Родителям я говорила, что не хочу обедать в школьной столовой. В столовой все собирались своими компаниями, и я чувствовала свое одиночество еще острее. Поэтому я уходила в маленькое бистро напротив школы. В этом скромном ресторанчике обедали служащие из расположенных поблизости контор. Одним из его завсегдатаев был известный психиатр, доктор С., кабинет которого находился на той же улице.

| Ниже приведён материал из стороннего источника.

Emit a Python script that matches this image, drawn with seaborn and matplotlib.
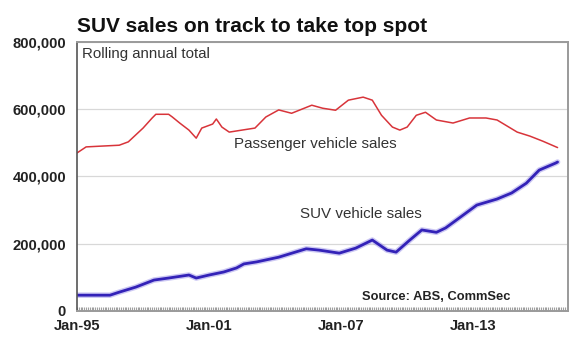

Пару раз он перебросился со мной несколькими словами, кроме того, я часто встречала его фотографию в молодежном журнале, который время от времени проглядывала. Он вел в этом издании рубрику сексологии и каждую неделю получал письма от девчонок, озабоченных трудностями в личной жизни. Журнал публиковал отрывок из письма и ответ доктора: «Дорогая Аньес! Ты задала очень интересный вопрос…»

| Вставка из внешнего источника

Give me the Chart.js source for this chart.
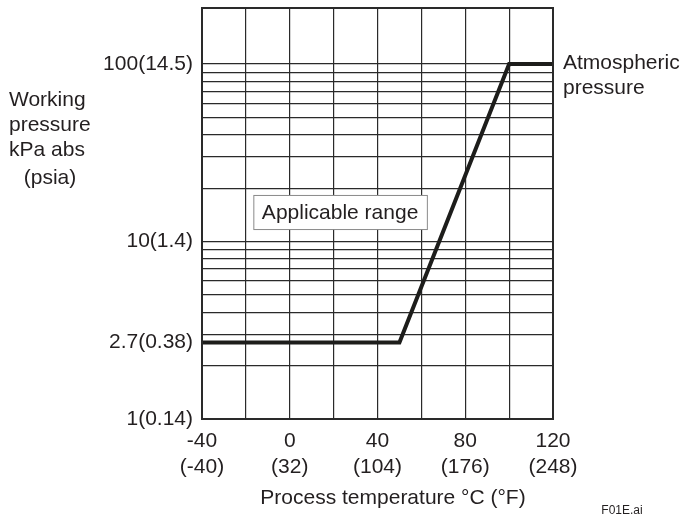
<!DOCTYPE html>
<html>
<head>
<meta charset="utf-8">
<script src="https://cdn.jsdelivr.net/npm/chart.js@4"></script>
<style>
  html, body { margin: 0; padding: 0; background: #fff; }
  #wrap { width: 681px; height: 518px; position: relative; }
</style>
</head>
<body>
<div id="wrap"><canvas id="pressureChart" width="681" height="518"></canvas></div>
<script>
// limit line: process temperature (°C) vs working pressure (kPa abs)
const tempC = [-40, 50, 100, 120];
const pressureKPa = [2.7, 2.7, 100, 100];

// x axis labels (°C and °F)
const xLabelC = ["-40", "0", "40", "80", "120"];
const xLabelF = ["(-40)", "(32)", "(104)", "(176)", "(248)"];

// log grid lines and labelled pressures
const yGrid = [1, 2, 3, 4, 5, 6, 7, 8, 9, 10, 20, 30, 40, 50, 60, 70, 80, 90, 100];
const yLabelValues = [1, 2.7, 10, 100];
const yLabelText = ["1(0.14)", "2.7(0.38)", "10(1.4)", "100(14.5)"];

const FONT = "'Liberation Sans', Arial, Helvetica, sans-serif";
const ctx = document.getElementById("pressureChart").getContext("2d");

const textPlugin = {
  id: "textPlugin",
  afterDraw(chart) {
    const c = chart.ctx;
    const a = chart.chartArea;
    c.save();
    // frame
    c.strokeStyle = "#2a2a2a";
    c.lineWidth = 2;
    c.strokeRect(a.left, a.top, a.right - a.left, a.bottom - a.top);

    c.fillStyle = "#231f20";
    c.font = "21px " + FONT;
    c.textBaseline = "middle";
    c.textAlign = "left";
    c.fillText("Working", 9, 100);
    c.fillText("pressure", 9, 125);
    c.fillText("kPa abs", 9, 150);
    c.textAlign = "center";
    c.fillText("(psia)", 50, 178);

    c.textAlign = "left";
    c.fillText("Atmospheric", 563, 63);
    c.fillText("pressure", 563, 88);

    c.textAlign = "center";
    c.fillText("Process temperature °C (°F)", 393, 498);

    // applicable range box
    const x0 = chart.scales.x.getPixelForValue(-16.6);
    const x1 = chart.scales.x.getPixelForValue(62.5);
    const y0 = chart.scales.y.getPixelForValue(18.3);
    const y1 = chart.scales.y.getPixelForValue(11.76);
    c.fillStyle = "#fff";
    c.fillRect(x0, y0, x1 - x0, y1 - y0);
    c.strokeStyle = "#8a8a8a";
    c.lineWidth = 1;
    c.strokeRect(x0 + 0.5, y0 + 0.5, x1 - x0, y1 - y0);
    c.fillStyle = "#231f20";
    c.fillText("Applicable range", (x0 + x1) / 2, (y0 + y1) / 2 + 1);

    c.font = "12px " + FONT;
    c.fillText("F01E.ai", 622, 511);
    c.restore();
  }
};

new Chart(ctx, {
  type: "line",
  data: {
    datasets: [{
      data: tempC.map((t, i) => ({ x: t, y: pressureKPa[i] })),
      borderColor: "#1d1d1b",
      borderWidth: 4,
      pointRadius: 0,
      fill: false,
      tension: 0,
      clip: false,
    }],
  },
  options: {
    responsive: false,
    animation: false,
    devicePixelRatio: 1,
    layout: { padding: { top: 8, right: 128, left: 0, bottom: 0 } },
    plugins: { legend: { display: false }, tooltip: { enabled: false } },
    scales: {
      x: {
        type: "linear",
        min: -40,
        max: 120,
        afterFit: (s) => { s.height = 99; s.paddingLeft = 0; s.paddingRight = 0; },
        grid: { color: "#2a2a2a", lineWidth: 1.2, drawTicks: false },
        border: { display: false },
        ticks: {
          stepSize: 20,
          autoSkip: false,
          maxRotation: 0,
          padding: 10,
          color: "#231f20",
          font: { family: FONT, size: 21, lineHeight: 1.2 },
          callback: (v) => {
            const i = xLabelC.indexOf(String(v));
            return i >= 0 ? [xLabelC[i], xLabelF[i]] : "";
          },
        },
      },
      y: {
        type: "logarithmic",
        min: 1,
        max: 207,
        afterFit: (s) => { s.width = 202; s.paddingTop = 0; s.paddingBottom = 0; },
        afterBuildTicks: (s) => {
          s.ticks = yGrid.concat([2.7]).sort((p, q) => p - q).map((v) => ({ value: v }));
        },
        grid: {
          drawTicks: false,
          lineWidth: 1.2,
          color: (c) => (c.tick && c.tick.value === 2.7 ? "rgba(0,0,0,0)" : "#2a2a2a"),
        },
        border: { display: false },
        ticks: {
          autoSkip: false,
          padding: 9,
          color: "#231f20",
          font: { family: FONT, size: 21 },
          callback: (v) => {
            const i = yLabelValues.indexOf(v);
            return i >= 0 ? yLabelText[i] : "";
          },
        },
      },
    },
  },
  plugins: [textPlugin],
});
</script>
</body>
</html>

Однажды мы оказались в этом ресторане за одним столом, и он со мной заговорил. Он не сказал ничего особенного, но я сразу почувствовала себя неуютно. Ему плохо удавалось скрыть похоть, которая читалась в каждом его взгляде. Я тогда не знала, как назвать то, что происходило, просто мне было неприятно находиться рядом с ним. Он болтал без умолку, предлагал мне вина, задавал бесчисленные нескромные вопросы и хвалил мои ответы, но тут же говорил мне что-то очень обидное; у него на все было свое мнение, он быстро и много ел, от его бороды плохо пахло, и он постоянно повторял, что он не просто психиатр, а в первую очередь врач; он считал себя божеством. Через несколько дней — отныне он всякий раз подсаживался за мой столик — он объяснил мне, что мы теперь друзья, а настоящие друзья, особенно с учетом того, что их у меня не так много, должны рассказывать друг другу абсолютно обо всем. На самом деле его интересовал только секс и сексуальность молоденьких девушек. Он засыпал меня вопросами о том, как я отношусь к мальчикам. Иногда он смеялся над моими ответами, и мне становилось стыдно, иногда слушал меня молча, глядя маслеными глазами. Если я вдруг отказывалась отвечать, он говорил, что, значит, я еще не доросла до обсуждения этих вопросов, а то и вовсе заявлял, что я, скорее всего, лесбиянка. Меня это страшно пугало, потому что я мечтала о нормальной жизни и замужестве. Он заставлял меня признаваться в самых интимных вещах, а потом использовал мои признания против меня; в его устах мои слова (им же мне внушенные, не будь его, я ни о чем подобном и не подумала бы) становились обидными для меня же. Он вцепился в меня мертвой хваткой. Я не отдавала себе отчета в том, какую власть имело над ним мое лицо; он впал от него в рабскую зависимость, и это настолько его бесило, что он мечтал мне отомстить. Несколько недель спустя он сказал, что мы должны пойти к нему в кабинет; он знал, что в тот день у меня после обеда нет уроков. Хватит его «динамить», сказал он. Он — мужчина, а с мужчиной так не поступают. Я должна пойти до конца. Повести себя как женщина, а не как маленькая девочка — если, конечно, я не лесбиянка. Мне было семнадцать, но я и правда была ребенком. Я пошла к нему в кабинет, расположенный по соседству с бистро, в котором мы обедали, потому что я его боялась и потому что он подчинил меня своей воле.